We were ill-prepared -- without backup or the correct equipment. It is a too common and tragic thread to adventure stories. I had been in Oregon some years ago when seven students and two adults died while on a day trip up Mount Hood when an unseasonal storm swept in. As if to mock my thoughts, it started to rain. We were in a flash-flood canyon, not unlike many I had traversed in the Grand Canyon during my days as a guide. If Merapi so willed, it could wipe us out, without a trace, in a trice.

As Sandra and I struggled with George on the edge of the cliff there was a pistol-like "pop," and George collapsed in release. The shoulder was reset.

With George back in action we started working our way down the bleak chasm again, now torn between the merits of a slow, cautious descent, and a quick attempt at escape to outrun a possible flash flood.

But the rain let up; the clouds pulled back to allow another view of the valley. Only this time it was a disappointment, as the jade-green paddies looked no closer than the first glimpse, and it was now 3:30 in the afternoon.
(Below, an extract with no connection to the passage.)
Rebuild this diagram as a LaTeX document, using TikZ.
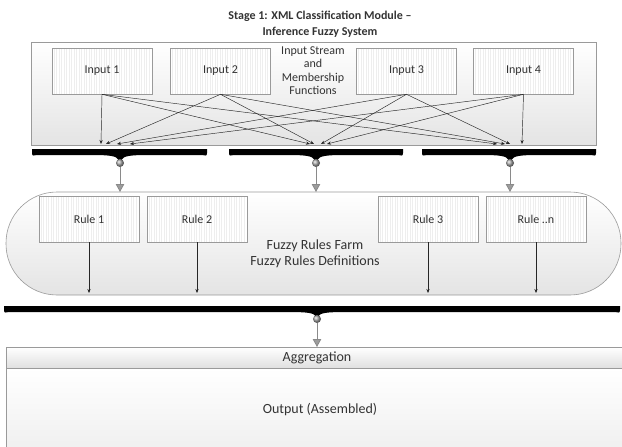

The gorge pinched, getting narrower and tighter. Around 4:00 we hit the hiker's nightmare: a 20-meter pitch into darkness, a plunge simple and sheer that cut across the canyon floor. There were no nubbins, no toe holds, no cracks or crannies. The walls on either side stretched 500 meters up into the sides of green peaks, mini-volcanoes growing like pimples on Merapi's chin. Trapped, we were, in a deep scar on Merapi's pocked face.

Smack in the middle of the most overpopulated piece of the planet there was not a soul in sight, not a trace of a human, or his works, in any direction.

As an expert mountaineer, Sandra refused to believe the finality of a dead end, and scrambled back and forth at the lip, examining the rock, searching for some secret passageway. But after a thorough inspection, even he gave up.